Dieses Andere begegnet uns nur in den seltensten und simpelsten Fällen ganz konkret, und lässt sich auch dann nicht einmal fixieren. Es wird uns höchstwahrscheinlich auch nicht in Form übermächtiger Ungeheuer gegenübertreten. Vielmehr begegnet es uns in der täglichen Auseinandersetzung, die wir mit uns selbst erfahren. In Gedanken und Gefühlen, die wir eigentlich nicht haben wollen. In Äußerungen, die wir bereuen; Ängsten, die uns dazu bringen, genau das Falsche zu tun oder zu wollen; in einer Vergangenheit, die wir nicht reflektiert haben. Es begegnet uns in dem Wissen, dass es weniger die Träume des großen Cthulhu sein werden, die uns in einen schrecklichen Zustand geist- und herzloser Zerstörung treiben könnten, sondern unsere eigenen.

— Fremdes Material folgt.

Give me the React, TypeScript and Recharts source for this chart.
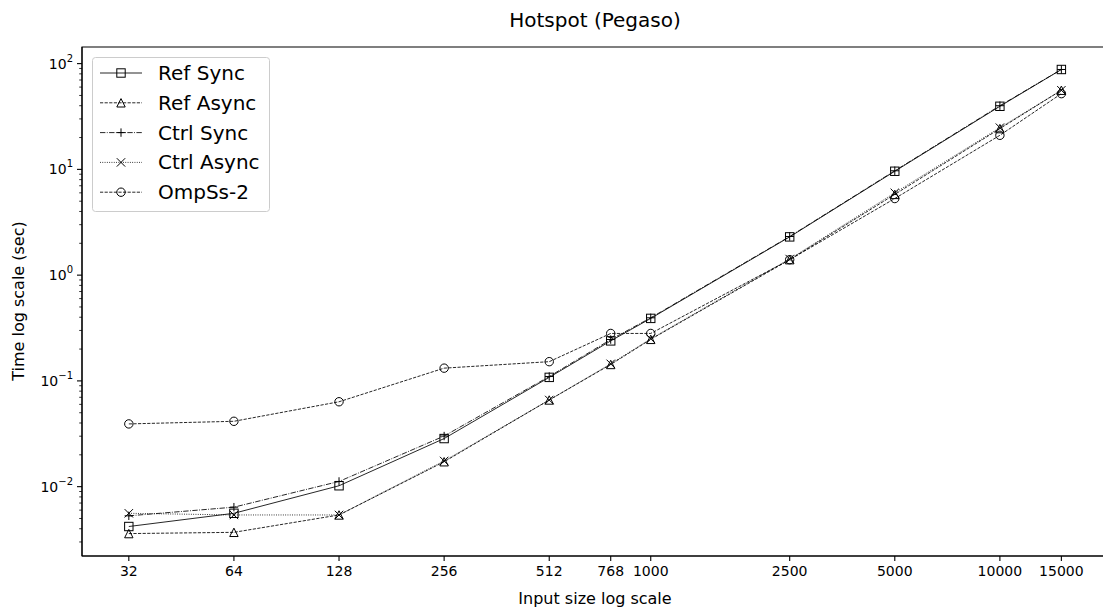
import React from "react";
import { LineChart, Line, XAxis, YAxis, ReferenceArea, Legend } from "recharts";

const FONT = "'DejaVu Sans', sans-serif";

// input sizes (x) and measured times in seconds (y)
const sizes = [32, 64, 128, 256, 512, 768, 1000, 2500, 5000, 10000, 15000];
const refSync = [0.0042, 0.0056, 0.0102, 0.0285, 0.108, 0.239, 0.39, 2.3, 9.6, 39.5, 88];
const refAsync = [0.0036, 0.0037, 0.0054, 0.0172, 0.066, 0.143, 0.247, 1.4, 5.8, 24.3, 56];
const ctrlSync = [0.0053, 0.0064, 0.0112, 0.0301, 0.11, 0.246, 0.395, 2.32, 9.7, 40, 88];
const ctrlAsync = [0.0056, 0.0054, 0.0054, 0.0175, 0.066, 0.145, 0.25, 1.42, 6.0, 24.8, 56];
const ompss = [0.0392, 0.0415, 0.0635, 0.132, 0.152, 0.281, 0.281, 1.4, 5.3, 21.0, 52];

const yMajor = [0.01, 0.1, 1, 10, 100];
const yExponents = ["\u22122", "\u22121", "0", "1", "2"];
const yMinor = [
  0.003, 0.004, 0.005, 0.006, 0.007, 0.008, 0.009,
  0.02, 0.03, 0.04, 0.05, 0.06, 0.07, 0.08, 0.09,
  0.2, 0.3, 0.4, 0.5, 0.6, 0.7, 0.8, 0.9,
  2, 3, 4, 5, 6, 7, 8, 9,
  20, 30, 40, 50, 60, 70, 80, 90,
];

// axis limits (matplotlib-style 5% margins in log space)
const X_DOMAIN: [number, number] = [23.5, 20400];
const Y_DOMAIN: [number, number] = [0.00221, 143.6];

type Shape = "square" | "triangle" | "plus" | "cross" | "circle";

const LW = 0.85;

const series: { key: string; name: string; values: number[]; dash?: string; marker: Shape }[] = [
  { key: "refSync", name: "Ref Sync", values: refSync, marker: "square" },
  { key: "refAsync", name: "Ref Async", values: refAsync, dash: "3.2 1.4", marker: "triangle" },
  { key: "ctrlSync", name: "Ctrl Sync", values: ctrlSync, dash: "5.4 1.4 0.9 1.4", marker: "plus" },
  { key: "ctrlAsync", name: "Ctrl Async", values: ctrlAsync, dash: "0.9 1.4", marker: "cross" },
  { key: "ompss", name: "OmpSs-2", values: ompss, dash: "3.2 1.4", marker: "circle" },
];

function Marker({ shape, cx, cy }: { shape: Shape; cx: number; cy: number }) {
  if (cx == null || cy == null) return null;
  const s = 4.2;
  const st = { fill: "none", stroke: "#000", strokeWidth: 1 };
  switch (shape) {
    case "square":
      return <rect x={cx - s} y={cy - s} width={2 * s} height={2 * s} {...st} />;
    case "triangle":
      return <polygon points={`${cx},${cy - s} ${cx - s},${cy + s} ${cx + s},${cy + s}`} {...st} />;
    case "plus":
      return <path d={`M${cx - s},${cy}H${cx + s}M${cx},${cy - s}V${cy + s}`} {...st} />;
    case "cross":
      return (
        <path d={`M${cx - s},${cy - s}L${cx + s},${cy + s}M${cx - s},${cy + s}L${cx + s},${cy - s}`} {...st} />
      );
    default:
      return <circle cx={cx} cy={cy} r={s} {...st} />;
  }
}

function YTick(props: any) {
  const { x, y, payload } = props;
  const v = payload?.value;
  const axisX = x + 9; // tickSize 5 + tickMargin 4
  const idx = yMajor.indexOf(v);
  const major = idx >= 0;
  return (
    <g>
      <line x1={axisX - (major ? 5 : 2.8)} x2={axisX} y1={y} y2={y} stroke="#000" strokeWidth={major ? 1.1 : 0.8} />
      {major && (
        <text x={x} y={y + 5} textAnchor="end" fontSize={14} fontFamily={FONT} fill="#000">
          10
          <tspan dy={-7} fontSize={10}>
            {yExponents[idx]}
          </tspan>
        </text>
      )}
    </g>
  );
}

function LegendBox() {
  const w = 178;
  const h = 155;
  return (
    <svg width={w} height={h} style={{ display: "block" }}>
      <rect x={0.5} y={0.5} width={w - 1} height={h - 1} rx={3} fill="rgba(255,255,255,0.8)" stroke="#cccccc" />
      {series.map((s, i) => {
        const cy = 16 + i * 29.8;
        return (
          <g key={s.key}>
            <line x1={8} x2={50} y1={cy} y2={cy} stroke="#000" strokeWidth={LW} strokeDasharray={s.dash} />
            <Marker shape={s.marker} cx={29} cy={cy} />
            <text x={66} y={cy + 7} fontSize={20} fontFamily={FONT} fill="#000">
              {s.name}
            </text>
          </g>
        );
      })}
    </svg>
  );
}

export default function App() {
  const data = sizes.map((n, i) => {
    const row: any = { n };
    series.forEach((s) => (row[s.key] = s.values[i]));
    return row;
  });

  return (
    <div
      style={{
        position: "fixed",
        left: 0,
        top: 0,
        width: 1103,
        height: 612,
        overflow: "hidden",
        background: "#fff",
        fontFamily: FONT,
        color: "#000",
      }}
    >
      <LineChart width={1112} height={612} data={data} margin={{ top: 47, right: 4, bottom: 0, left: 12 }}>
        <XAxis
          dataKey="n"
          type="number"
          scale="log"
          domain={X_DOMAIN}
          allowDataOverflow
          ticks={sizes}
          interval={0}
          height={56}
          tickSize={5}
          tickMargin={5}
          tick={{ fontSize: 14, fill: "#000", fontFamily: FONT }}
          tickLine={{ stroke: "#000", strokeWidth: 1.1 }}
          axisLine={{ stroke: "#000", strokeWidth: 1.1 }}
        />
        <YAxis
          type="number"
          scale="log"
          domain={Y_DOMAIN}
          allowDataOverflow
          ticks={[...yMajor, ...yMinor]}
          interval={0}
          width={70}
          tickSize={5}
          tickMargin={4}
          tickLine={false}
          tick={(p: any) => <YTick {...p} />}
          axisLine={{ stroke: "#000", strokeWidth: 1.1 }}
        />
        <ReferenceArea
          x1={X_DOMAIN[0]}
          x2={X_DOMAIN[1]}
          y1={Y_DOMAIN[0]}
          y2={Y_DOMAIN[1]}
          fill="none"
          stroke="#000"
          strokeWidth={1.1}
          ifOverflow="visible"
        />
        {series.map((s) => (
          <Line
            key={s.key}
            dataKey={s.key}
            name={s.name}
            type="linear"
            stroke="#000"
            strokeWidth={LW}
            strokeDasharray={s.dash}
            dot={(p: any) => <Marker key={`${s.key}-${p.index}`} shape={s.marker} cx={p.cx} cy={p.cy} />}
            activeDot={false}
            isAnimationActive={false}
          />
        ))}
        <Legend
          layout="vertical"
          align="center"
          verticalAlign="middle"
          wrapperStyle={{ left: 92, top: 57, width: 178, height: 155 }}
          content={() => <LegendBox />}
        />
      </LineChart>
      <div
        style={{
          position: "absolute",
          left: 395,
          top: 10,
          width: 400,
          textAlign: "center",
          fontSize: 20,
          lineHeight: "20px",
        }}
      >
        Hotspot (Pegaso)
      </div>
      <div
        style={{
          position: "absolute",
          left: 395,
          top: 591,
          width: 400,
          textAlign: "center",
          fontSize: 16,
          lineHeight: "16px",
        }}
      >
        Input size log scale
      </div>
      <div
        style={{
          position: "absolute",
          left: 19 - 120,
          top: 301 - 8,
          width: 240,
          textAlign: "center",
          fontSize: 16,
          lineHeight: "16px",
          transform: "rotate(-90deg)",
        }}
      >
        Time log scale (sec)
      </div>
    </div>
  );
}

Die kritische Auseinandersetzung mit den Texten Lovecrafts ist daher eine kritische Auseinandersetzung mit den sprachlichen und erzählerischen Mustern, Figuren und Strukturen, die auch unser Denken, unsere Ängste und unsere eigenen Ressentiments bestimmen; die unsere Welt bestimmen und die unsere Welt bestimmt. Aber sie ist auch eine Auseinandersetzung mit dem Wissen, diese Welt selbst bestimmen zu können.

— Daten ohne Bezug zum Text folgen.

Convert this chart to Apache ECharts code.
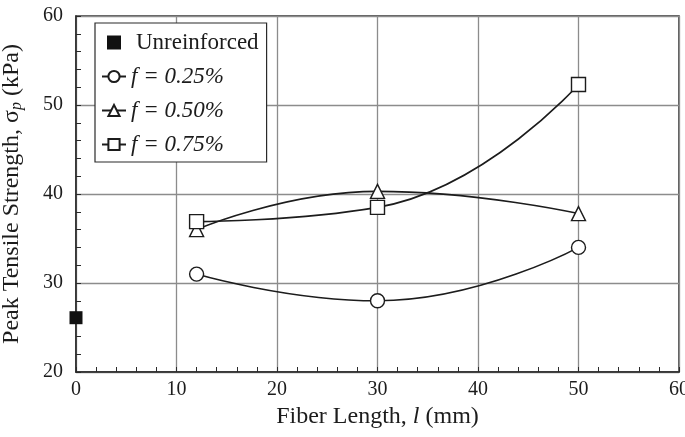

Insofern ist die kritische Beschäftigung mit Lovecrafts Werken, seiner Person, seiner rassistischen und menschenverachtenden Ressentiments und der Frage, wie sich diese im Werk niedergeschlagen haben, keinesfalls mit einer Delegitimation des Werkes gleichzusetzen. Widmung und Widerspruch können zugleich existieren. Das ist das Wesen der literarischen Kritik, die es somit ermöglicht, über die Seiten literarischer Fiktion zu sprechen, die wenigstens ‚schwierig‘ sind, Missfallen erregen oder Schaden zufügen können. Fiktionen wie Lovecraft Country verdeutlichen nicht nur den Mehrwert einer solchen kritischen Diskussion. Sie sind es auch, die das Werk und den Mythos am Leben erhalten, für weitere Kreise öffnen und das tatsächlich Wirklichkeitsrelevante der Literatur zeigen.